TASK REQUIREMENTS
Omit all pictures. Copy the rest of the material exactly.

SUPPLIED DATA
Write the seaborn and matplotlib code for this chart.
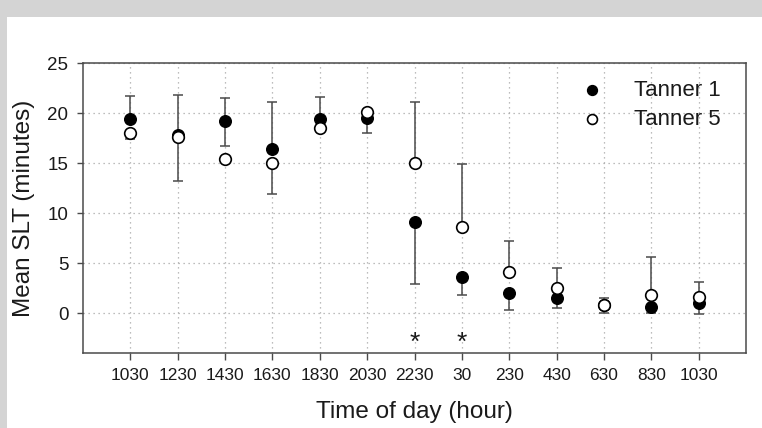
import numpy as np
import pandas as pd
import matplotlib
matplotlib.use("Agg")
import matplotlib.pyplot as plt
import seaborn as sns
from matplotlib.patches import Rectangle

# ---- data ----
time_labels = ["1030", "1230", "1430", "1630", "1830", "2030", "2230",
               "30", "230", "430", "630", "830", "1030"]
tanner1 = [19.4, 17.8, 19.2, 16.4, 19.4, 19.5, 9.1, 3.6, 2.0, 1.5, 0.8, 0.6, 1.0]
tanner5 = [18.0, 17.6, 15.4, 15.0, 18.5, 20.1, 15.0, 8.6, 4.1, 2.5, 0.8, 1.8, 1.6]
tanner1_err_low = [0.0, 0.0, 2.5, 0.0, 0.0, 1.5, 6.2, 1.8, 1.7, 1.0, 0.8, 0.6, 1.1]
tanner1_err_high = [2.3, 4.0, 2.3, 4.7, 2.2, 0.0, 0.0, 0.0, 0.0, 0.0, 0.0, 0.0, 0.0]
tanner5_err_low = [0.6, 4.4, 0.0, 3.1, 0.0, 0.0, 0.0, 0.0, 0.0, 0.0, 0.0, 0.0, 0.0]
tanner5_err_high = [0.0, 0.0, 0.0, 0.0, 0.0, 0.0, 6.1, 6.3, 3.1, 2.0, 0.7, 3.8, 1.5]
significant = ["2230", "30"]
series_names = ["Tanner 1", "Tanner 5"]

pos = np.arange(len(time_labels))
df = pd.DataFrame({
    "pos": np.concatenate([pos, pos]),
    "value": tanner1 + tanner5,
    "series": [series_names[0]] * len(pos) + [series_names[1]] * len(pos),
})

sns.set_style("white")
plt.rcParams["font.family"] = ["Liberation Sans", "DejaVu Sans"]

fig = plt.figure(figsize=(7.62, 4.28), dpi=100)
fig.patch.set_facecolor("white")
# decorative grey frame strips
fig.add_artist(Rectangle((0, 1 - 17 / 428), 1, 17 / 428, transform=fig.transFigure,
                         facecolor="#d4d4d4", edgecolor="none", zorder=-10))
fig.add_artist(Rectangle((0, 0), 7 / 762, 1, transform=fig.transFigure,
                         facecolor="#d4d4d4", edgecolor="none", zorder=-10))

ax = fig.add_axes([83 / 762, 1 - 353 / 428, (746 - 83) / 762, (353 - 63) / 428])

spine_col = "#4a4a4a"
err_col = "#4a4a4a"

for vals, lo, hi in [(tanner1, tanner1_err_low, tanner1_err_high),
                     (tanner5, tanner5_err_low, tanner5_err_high)]:
    lo = np.array(lo); hi = np.array(hi); vals = np.array(vals)
    m = hi > 0
    ax.errorbar(pos[m], vals[m], yerr=[np.zeros(m.sum()), hi[m]], fmt="none",
                ecolor=err_col, elinewidth=1.1, capsize=3.3, capthick=1.1, zorder=2)
    m = lo > 0
    ax.errorbar(pos[m], vals[m], yerr=[lo[m], np.zeros(m.sum())], fmt="none",
                ecolor=err_col, elinewidth=1.1, capsize=3.3, capthick=1.1, zorder=2)

d1 = df[df["series"] == series_names[0]]
d5 = df[df["series"] == series_names[1]]
sns.scatterplot(data=d1, x="pos", y="value", ax=ax, color="black", edgecolor="black",
                s=70, linewidth=1.0, label=series_names[0], zorder=3)
sns.scatterplot(data=d5, x="pos", y="value", ax=ax, color="white", edgecolor="black",
                s=70, linewidth=1.2, label=series_names[1], zorder=4)

for lab in significant:
    i = time_labels.index(lab)
    ax.text(pos[i], -3.0, "*", ha="center", va="center", fontsize=19, color="#1a1a1a")

ax.set_xlim(-1, len(time_labels))
ax.set_ylim(-4, 25)
ax.set_xticks(pos)
ax.set_xticklabels(time_labels)
ax.set_yticks([0, 5, 10, 15, 20, 25])

ax.grid(True, axis="both", color="#a8a8a8", linestyle=(0, (1, 3)), linewidth=0.9)
ax.set_axisbelow(True)
for s in ax.spines.values():
    s.set_visible(True)
    s.set_color(spine_col)
    s.set_linewidth(1.1)

ax.tick_params(axis="x", direction="out", length=5, width=1.0, color=spine_col,
               labelsize=12.5, pad=6, labelcolor="#1a1a1a", bottom=True)
ax.tick_params(axis="y", direction="out", length=4.5, width=1.0, color=spine_col,
               labelsize=13.5, pad=6, labelcolor="#1a1a1a", left=True)

ax.set_xlabel("Time of day (hour)", fontsize=17.5, color="#1a1a1a", labelpad=13)
ax.set_ylabel("Mean SLT (minutes)", fontsize=17.5, color="#1a1a1a", labelpad=9)

leg = ax.legend(loc="upper right", bbox_to_anchor=(0.985, 0.995), frameon=False,
                fontsize=16, markerscale=0.85, handletextpad=0.9,
                labelspacing=0.35, borderaxespad=0.3)
for t in leg.get_texts():
    t.set_color("#1a1a1a")

fig.savefig("out.png", dpi=100, facecolor=fig.get_facecolor())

ANSWER TO THE PROBLEM
Write the seaborn and matplotlib code for this chart.
import numpy as np
import pandas as pd
import matplotlib
matplotlib.use("Agg")
import matplotlib.pyplot as plt
import seaborn as sns
from matplotlib.patches import Rectangle

# ---- data ----
time_labels = ["1030", "1230", "1430", "1630", "1830", "2030", "2230",
               "30", "230", "430", "630", "830", "1030"]
tanner1 = [19.4, 17.8, 19.2, 16.4, 19.4, 19.5, 9.1, 3.6, 2.0, 1.5, 0.8, 0.6, 1.0]
tanner5 = [18.0, 17.6, 15.4, 15.0, 18.5, 20.1, 15.0, 8.6, 4.1, 2.5, 0.8, 1.8, 1.6]
tanner1_err_low = [0.0, 0.0, 2.5, 0.0, 0.0, 1.5, 6.2, 1.8, 1.7, 1.0, 0.8, 0.6, 1.1]
tanner1_err_high = [2.3, 4.0, 2.3, 4.7, 2.2, 0.0, 0.0, 0.0, 0.0, 0.0, 0.0, 0.0, 0.0]
tanner5_err_low = [0.6, 4.4, 0.0, 3.1, 0.0, 0.0, 0.0, 0.0, 0.0, 0.0, 0.0, 0.0, 0.0]
tanner5_err_high = [0.0, 0.0, 0.0, 0.0, 0.0, 0.0, 6.1, 6.3, 3.1, 2.0, 0.7, 3.8, 1.5]
significant = ["2230", "30"]
series_names = ["Tanner 1", "Tanner 5"]

pos = np.arange(len(time_labels))
df = pd.DataFrame({
    "pos": np.concatenate([pos, pos]),
    "value": tanner1 + tanner5,
    "series": [series_names[0]] * len(pos) + [series_names[1]] * len(pos),
})

sns.set_style("white")
plt.rcParams["font.family"] = ["Liberation Sans", "DejaVu Sans"]

fig = plt.figure(figsize=(7.62, 4.28), dpi=100)
fig.patch.set_facecolor("white")
# decorative grey frame strips
fig.add_artist(Rectangle((0, 1 - 17 / 428), 1, 17 / 428, transform=fig.transFigure,
                         facecolor="#d4d4d4", edgecolor="none", zorder=-10))
fig.add_artist(Rectangle((0, 0), 7 / 762, 1, transform=fig.transFigure,
                         facecolor="#d4d4d4", edgecolor="none", zorder=-10))

ax = fig.add_axes([83 / 762, 1 - 353 / 428, (746 - 83) / 762, (353 - 63) / 428])

spine_col = "#4a4a4a"
err_col = "#4a4a4a"

for vals, lo, hi in [(tanner1, tanner1_err_low, tanner1_err_high),
                     (tanner5, tanner5_err_low, tanner5_err_high)]:
    lo = np.array(lo); hi = np.array(hi); vals = np.array(vals)
    m = hi > 0
    ax.errorbar(pos[m], vals[m], yerr=[np.zeros(m.sum()), hi[m]], fmt="none",
                ecolor=err_col, elinewidth=1.1, capsize=3.3, capthick=1.1, zorder=2)
    m = lo > 0
    ax.errorbar(pos[m], vals[m], yerr=[lo[m], np.zeros(m.sum())], fmt="none",
                ecolor=err_col, elinewidth=1.1, capsize=3.3, capthick=1.1, zorder=2)

d1 = df[df["series"] == series_names[0]]
d5 = df[df["series"] == series_names[1]]
sns.scatterplot(data=d1, x="pos", y="value", ax=ax, color="black", edgecolor="black",
                s=70, linewidth=1.0, label=series_names[0], zorder=3)
sns.scatterplot(data=d5, x="pos", y="value", ax=ax, color="white", edgecolor="black",
                s=70, linewidth=1.2, label=series_names[1], zorder=4)

for lab in significant:
    i = time_labels.index(lab)
    ax.text(pos[i], -3.0, "*", ha="center", va="center", fontsize=19, color="#1a1a1a")

ax.set_xlim(-1, len(time_labels))
ax.set_ylim(-4, 25)
ax.set_xticks(pos)
ax.set_xticklabels(time_labels)
ax.set_yticks([0, 5, 10, 15, 20, 25])

ax.grid(True, axis="both", color="#a8a8a8", linestyle=(0, (1, 3)), linewidth=0.9)
ax.set_axisbelow(True)
for s in ax.spines.values():
    s.set_visible(True)
    s.set_color(spine_col)
    s.set_linewidth(1.1)

ax.tick_params(axis="x", direction="out", length=5, width=1.0, color=spine_col,
               labelsize=12.5, pad=6, labelcolor="#1a1a1a", bottom=True)
ax.tick_params(axis="y", direction="out", length=4.5, width=1.0, color=spine_col,
               labelsize=13.5, pad=6, labelcolor="#1a1a1a", left=True)

ax.set_xlabel("Time of day (hour)", fontsize=17.5, color="#1a1a1a", labelpad=13)
ax.set_ylabel("Mean SLT (minutes)", fontsize=17.5, color="#1a1a1a", labelpad=9)

leg = ax.legend(loc="upper right", bbox_to_anchor=(0.985, 0.995), frameon=False,
                fontsize=16, markerscale=0.85, handletextpad=0.9,
                labelspacing=0.35, borderaxespad=0.3)
for t in leg.get_texts():
    t.set_color("#1a1a1a")

fig.savefig("out.png", dpi=100, facecolor=fig.get_facecolor())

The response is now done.